Blighter enhances radar stealth for improved mobile surveillance capabilities.

by Editorial Staff

Blighter Surveillance has announced significant enhancements to the stealth capabilities of its electronic-scanning radar portfolio, specifically targeting the burgeoning market for manned and unmanned mobile surveillance platforms. The upgrades are a direct response to the escalating sophistication of electronic counter-countermeasures (ECCM), which has intensified the demand for Low-Probability-of-Intercept (LPI) systems. In modern mobile surveillance, the ability to observe without being detected is paramount for ensuring information superiority and data security.

The company’s radar series, including the B400 model, leverages advanced LPI waveforms that render the signal elusive to enemy receivers and resistant to jamming, all while maintaining high-fidelity detection of personnel, vehicles, and low-altitude aerial threats. Blighter’s CTO, Mark Radford, attributes this inherent stealth to foundational design principles. The company’s pioneering use of a solid-state, non-rotating architecture with dual-antenna FMCW technology in the Ku-band spectrum has created a naturally covert and robust system.

Ongoing refinements are pushing these boundaries further.
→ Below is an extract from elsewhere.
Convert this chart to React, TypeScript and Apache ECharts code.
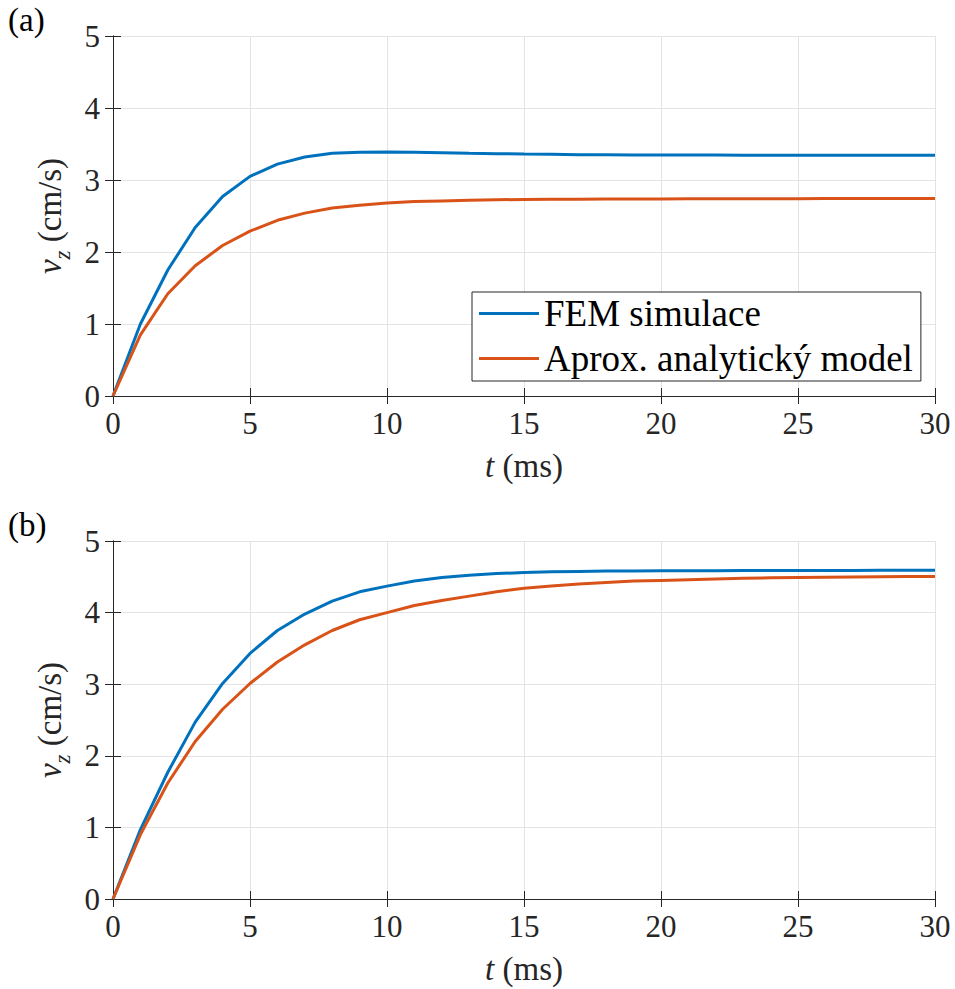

New fast-scanning modes with sub-second updates distribute even less energy directionally. Furthermore, integration with the BlighterNexus ‘Scan-Manager’ allows the radar to function in a Multi-Function Radar (MFR) mode, introducing greater randomness to its already low-power transmissions.

This low-power design—operating at just 4 Watts—minimizes the radar’s electromagnetic and acoustic signatures, creating a smaller safety envelope that simplifies integration onto hybrid or electric autonomous vehicles. This capability is already being proven in the field. In 2025, Blighter radars were deployed on custom surveillance vehicles for European border monitoring, integrated into Allen-Vanguard’s counter-drone system, and selected by a Southeast Asian military for mobile border patrols. As Radford concludes, the combination of e-scan, FMCW, and complex Doppler chirp waveforms makes this radar exceptionally difficult to detect, positioning it as a leading choice for modernisation programmes and next-generation patrol vehicles.